Somehow it is also felt that in the singing of Iqbal the music composer and the vocalists do not truly exercise their freedom of choice. On the official media he is all pervasive and in the society mostly in the Punjab he is so hagiographed that to be sung properly or composed to music the required abandonment laced with profanity is lacking. The tone of Iqbal is of exhortation, and the manner is that of declamation.

In the bols of most of our traditional compositions the tone is that of supplication and entreaty. From the local sensibility with the female voice as the protagonist the entire feel of the music has developed on the lines of beseeching and soliciting rather than of anger, sound and fury. The kheyal, thumri and the kafi with the evoked rasa more in the temper of supplication is certified.
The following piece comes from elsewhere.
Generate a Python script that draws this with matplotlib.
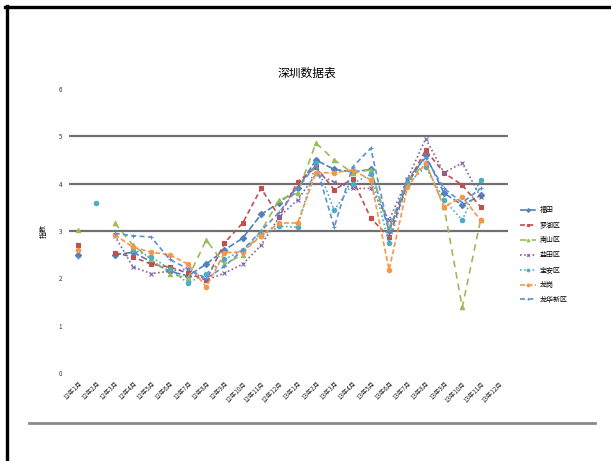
import numpy as np
import matplotlib
matplotlib.use("Agg")
import matplotlib.pyplot as plt
from matplotlib.lines import Line2D

plt.rcParams['font.family'] = ['Noto Sans CJK SC', 'DejaVu Sans']

nan = np.nan
months = ["12年1月", "12年2月", "12年3月", "12年4月", "12年5月", "12年6月",
          "12年7月", "12年8月", "12年9月", "12年10月", "12年11月", "12年12月",
          "13年1月", "13年2月", "13年3月", "13年4月", "13年5月", "13年6月",
          "13年7月", "13年8月", "13年9月", "13年10月", "13年11月", "13年12月"]

futian = [2.50, nan, 2.50, 2.55, 2.35, 2.15, 2.05, 2.30, 2.60, 2.85, 3.35, 3.60,
          3.90, 4.50, 4.30, 4.25, 4.30, 3.00, 4.00, 4.60, 3.80, 3.55, 3.75, nan]
luohu = [2.70, nan, 2.54, 2.45, 2.30, 2.24, 2.11, 1.96, 2.75, 3.17, 3.90, 3.30,
         4.04, 4.35, 3.87, 4.10, 3.27, 2.87, 4.00, 4.71, 4.23, 3.97, 3.51, nan]
nanshan = [3.02, nan, 3.17, 2.70, 2.40, 2.10, 2.00, 2.81, 2.30, 2.50, 3.00, 3.66,
           3.80, 4.86, 4.50, 4.23, 4.29, 3.08, 4.05, 4.44, 3.51, 1.39, 3.23, nan]
yantian = [nan, nan, 2.90, 2.24, 2.10, 2.15, 2.20, 1.96, 2.11, 2.30, 2.70, 3.30,
           3.66, 4.20, 4.04, 3.90, 3.90, 3.23, 4.10, 4.95, 4.23, 4.44, 3.72, nan]
baoan = [nan, 3.60, nan, 2.60, 2.45, 2.20, 1.90, 2.10, 2.40, 2.60, 2.90, 3.10,
         3.08, 4.44, 3.44, 4.00, 4.20, 2.75, 4.00, 4.35, 3.66, 3.23, 4.08, nan]
longgang = [2.60, nan, 2.92, 2.66, 2.55, 2.50, 2.30, 1.82, 2.54, 2.56, 2.90, 3.17,
            3.17, 4.23, 4.23, 4.29, 4.08, 2.18, 3.93, 4.44, 3.51, 3.72, 3.23, nan]
longhua = [2.45, nan, 2.95, 2.90, 2.87, 2.40, 2.20, 2.00, 2.25, 2.60, 3.00, 3.40,
           3.90, 4.40, 3.08, 4.35, 4.75, 3.00, 4.10, 4.55, 3.90, 3.60, 3.90, nan]

series_names = ["福田", "罗湖区", "南山区", "盐田区", "宝安区", "龙岗", "龙华新区"]
ref_levels = [3, 4, 5]
y_ticks = [0, 1, 2, 3, 4, 5, 6]

styles = [
    dict(color="#4F81BD", ls=(0, (4, 1.5)), marker="D"),
    dict(color="#C0504D", ls=(0, (3, 2)), marker="s"),
    dict(color="#9BBB59", ls=(0, (4, 3)), marker="^"),
    dict(color="#8064A2", ls=(0, (1, 1.5)), marker="x"),
    dict(color="#4BACC6", ls=(0, (1, 1.5)), marker="o"),
    dict(color="#F79646", ls=(0, (3, 1.5)), marker="o"),
    dict(color="#5B8FD6", ls=(0, (3, 2)), marker="+"),
]
data = [futian, luohu, nanshan, yantian, baoan, longgang, longhua]

W, H = 611, 461
fig = plt.figure(figsize=(W / 100, H / 100), dpi=100)

# frame lines around the sheet
fig.add_artist(Line2D([5 / W, 1], [1 - 7 / H, 1 - 7 / H], color="black", lw=2.4))
fig.add_artist(Line2D([6.5 / W, 6.5 / W], [0, 1 - 6 / H], color="black", lw=2.4))
fig.add_artist(Line2D([29 / W, 595 / W], [1 - 423 / H, 1 - 423 / H], color="#8a8a8a", lw=2))

ax = fig.add_axes([69 / W, 1 - 373 / H, (508 - 69) / W, (373 - 89) / H])
x = np.arange(len(months))
for ys, name, st in zip(data, series_names, styles):
    ax.plot(x, ys, color=st["color"], ls=st["ls"], lw=1.2, marker=st["marker"],
            ms=3.2, mec=st["color"], mfc=st["color"], mew=0.8, label=name)

for lv in ref_levels:
    ax.axhline(lv, color="#707070", lw=1.6, zorder=0)

ax.set_xlim(-0.5, len(months) - 0.5)
ax.set_ylim(0, 6)
ax.set_yticks(y_ticks)
ax.set_yticklabels([str(v) for v in y_ticks], fontsize=4.5, color="#333333")
ax.set_xticks(x)
ax.set_xticklabels(months, rotation=45, ha="right", va="top", fontsize=4.5,
                   rotation_mode="anchor", color="#222222")
ax.tick_params(length=0, pad=5)
for s in ax.spines.values():
    s.set_visible(False)
ax.set_ylabel("指数", fontsize=5, labelpad=8)

fig.text(307 / W, 1 - 73 / H, "深圳数据表", fontsize=8.5, ha="center", va="center")

ax.legend(loc="upper left", bbox_to_anchor=(514 / W, 1 - 200 / H),
          bbox_transform=fig.transFigure, frameon=False, fontsize=5,
          handlelength=2.3, labelspacing=1.0, handletextpad=0.5, markerscale=0.6)

fig.savefig("out.png", dpi=100)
If text has to be made exclusively the basis of composition, it is virgin territory for both the composer and the vocalist.

In the ghazal which is again of foreign origin ,the tone of solicitation, insistence and disarming desire of a union with the beloved has blended over decades with the tonal complexion of our music. The laggao that is the intonation which is the true essence of our music has been crafted in this ethos.

Tina Sani was trained in classical music by Ustad Nizamuddin Khan, son of Ustad Ramzan Khan of Dehli Gharana and Ustad Chand Amrohvi. But she really started to emerge and mature as a vocalist when she started to sing the compositions of Arshad Mehmood.

She has come a long way since then and the improvement in the control of the sur is an indication of the hard work that she has put in her singing. She has consistently been offered the platform of the Faiz Foundation Trust and this too has been pivotal in helping her growth. She has been singing Shikwa and Jawab e Shikwa for some years now with other poems of Iqbal as she did in the recent concert.